> Problem requirements:
Leaving out every picture, retype the lines below from the top through the one that contains "const gridGray = '#8a8a8a';".

> Record excerpts:
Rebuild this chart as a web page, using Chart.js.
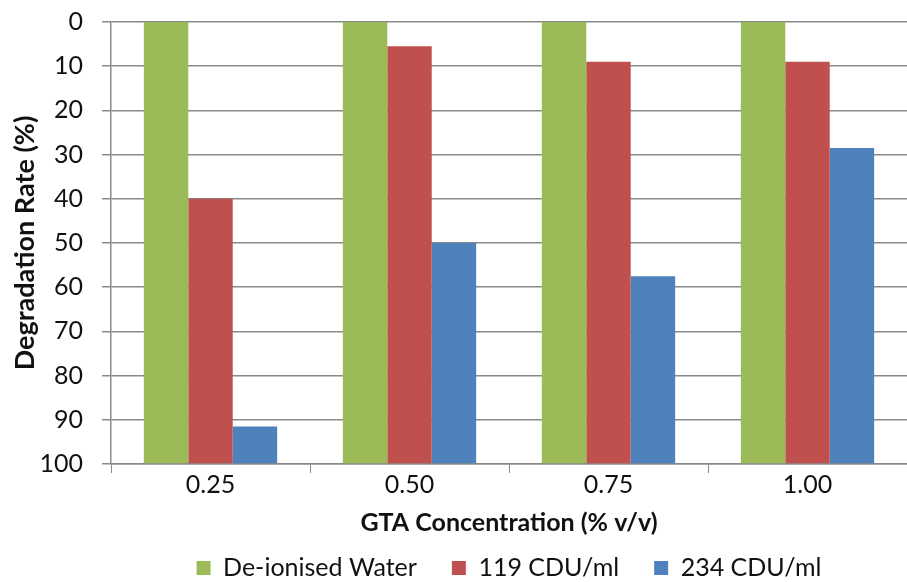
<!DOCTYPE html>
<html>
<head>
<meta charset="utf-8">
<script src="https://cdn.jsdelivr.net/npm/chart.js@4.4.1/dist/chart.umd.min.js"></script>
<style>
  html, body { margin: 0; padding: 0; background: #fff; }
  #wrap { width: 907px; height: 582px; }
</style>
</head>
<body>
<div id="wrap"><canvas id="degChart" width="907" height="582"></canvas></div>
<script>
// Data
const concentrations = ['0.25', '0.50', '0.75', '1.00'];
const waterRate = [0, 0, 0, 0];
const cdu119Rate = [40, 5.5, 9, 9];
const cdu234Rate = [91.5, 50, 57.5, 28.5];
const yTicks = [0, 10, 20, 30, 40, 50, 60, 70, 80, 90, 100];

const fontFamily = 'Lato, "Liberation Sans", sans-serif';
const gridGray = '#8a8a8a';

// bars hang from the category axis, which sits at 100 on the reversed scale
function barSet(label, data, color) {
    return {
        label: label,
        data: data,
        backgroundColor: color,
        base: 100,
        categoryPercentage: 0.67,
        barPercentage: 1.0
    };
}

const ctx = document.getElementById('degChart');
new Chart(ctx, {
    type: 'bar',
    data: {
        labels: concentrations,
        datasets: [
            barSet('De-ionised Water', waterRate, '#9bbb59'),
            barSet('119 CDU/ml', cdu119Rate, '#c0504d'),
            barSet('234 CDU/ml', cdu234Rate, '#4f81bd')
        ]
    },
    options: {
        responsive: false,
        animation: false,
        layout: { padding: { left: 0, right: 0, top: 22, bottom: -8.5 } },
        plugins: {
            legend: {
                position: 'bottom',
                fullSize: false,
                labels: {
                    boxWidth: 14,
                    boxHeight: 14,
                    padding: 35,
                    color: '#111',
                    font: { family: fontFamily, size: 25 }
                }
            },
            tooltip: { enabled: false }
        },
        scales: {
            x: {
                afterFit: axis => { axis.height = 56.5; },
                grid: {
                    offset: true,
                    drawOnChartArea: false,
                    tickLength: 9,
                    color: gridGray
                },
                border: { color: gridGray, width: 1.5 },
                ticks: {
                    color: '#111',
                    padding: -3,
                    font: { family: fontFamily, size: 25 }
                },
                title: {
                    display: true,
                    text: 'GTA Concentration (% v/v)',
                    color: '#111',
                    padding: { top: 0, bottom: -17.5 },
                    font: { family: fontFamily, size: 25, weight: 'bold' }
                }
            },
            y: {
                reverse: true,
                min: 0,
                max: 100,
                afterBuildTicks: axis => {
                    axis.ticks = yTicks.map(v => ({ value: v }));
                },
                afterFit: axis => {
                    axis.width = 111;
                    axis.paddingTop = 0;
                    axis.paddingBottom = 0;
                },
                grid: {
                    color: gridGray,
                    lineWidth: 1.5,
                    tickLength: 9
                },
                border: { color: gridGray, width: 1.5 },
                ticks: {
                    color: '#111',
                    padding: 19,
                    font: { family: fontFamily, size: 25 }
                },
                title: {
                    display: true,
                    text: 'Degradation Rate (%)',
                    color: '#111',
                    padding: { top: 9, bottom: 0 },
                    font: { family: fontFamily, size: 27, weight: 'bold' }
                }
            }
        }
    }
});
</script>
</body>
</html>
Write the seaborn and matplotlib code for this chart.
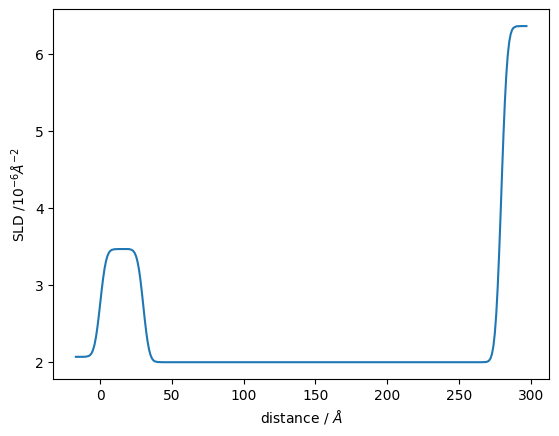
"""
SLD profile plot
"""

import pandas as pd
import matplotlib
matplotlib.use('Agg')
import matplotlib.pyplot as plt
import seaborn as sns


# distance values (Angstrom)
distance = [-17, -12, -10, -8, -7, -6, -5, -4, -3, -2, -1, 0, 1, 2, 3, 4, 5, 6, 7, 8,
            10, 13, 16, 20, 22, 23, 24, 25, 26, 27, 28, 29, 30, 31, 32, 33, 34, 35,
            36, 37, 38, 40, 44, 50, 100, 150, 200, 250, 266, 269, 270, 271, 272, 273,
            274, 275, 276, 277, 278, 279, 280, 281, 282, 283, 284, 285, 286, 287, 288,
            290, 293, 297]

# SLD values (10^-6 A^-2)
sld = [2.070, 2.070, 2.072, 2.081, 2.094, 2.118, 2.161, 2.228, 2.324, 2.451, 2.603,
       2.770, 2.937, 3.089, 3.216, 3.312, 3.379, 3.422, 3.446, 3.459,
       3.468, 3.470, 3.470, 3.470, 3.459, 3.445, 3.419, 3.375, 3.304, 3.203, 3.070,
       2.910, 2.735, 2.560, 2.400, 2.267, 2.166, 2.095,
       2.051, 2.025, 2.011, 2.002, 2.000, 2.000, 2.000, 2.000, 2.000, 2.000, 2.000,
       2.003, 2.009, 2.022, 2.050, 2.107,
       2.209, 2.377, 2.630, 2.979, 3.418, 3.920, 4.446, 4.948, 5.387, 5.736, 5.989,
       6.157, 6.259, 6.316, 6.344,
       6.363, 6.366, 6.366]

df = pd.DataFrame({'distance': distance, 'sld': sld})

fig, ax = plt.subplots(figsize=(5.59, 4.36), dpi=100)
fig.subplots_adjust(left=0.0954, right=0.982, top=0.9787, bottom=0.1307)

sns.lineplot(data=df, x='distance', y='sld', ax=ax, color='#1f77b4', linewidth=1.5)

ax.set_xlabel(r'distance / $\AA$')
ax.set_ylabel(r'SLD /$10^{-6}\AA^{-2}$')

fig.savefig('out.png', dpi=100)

> Solution for this task:
Rebuild this chart as a web page, using Chart.js.
<!DOCTYPE html>
<html>
<head>
<meta charset="utf-8">
<script src="https://cdn.jsdelivr.net/npm/chart.js@4.4.1/dist/chart.umd.min.js"></script>
<style>
  html, body { margin: 0; padding: 0; background: #fff; }
  #wrap { width: 907px; height: 582px; }
</style>
</head>
<body>
<div id="wrap"><canvas id="degChart" width="907" height="582"></canvas></div>
<script>
// Data
const concentrations = ['0.25', '0.50', '0.75', '1.00'];
const waterRate = [0, 0, 0, 0];
const cdu119Rate = [40, 5.5, 9, 9];
const cdu234Rate = [91.5, 50, 57.5, 28.5];
const yTicks = [0, 10, 20, 30, 40, 50, 60, 70, 80, 90, 100];

const fontFamily = 'Lato, "Liberation Sans", sans-serif';
const gridGray = '#8a8a8a';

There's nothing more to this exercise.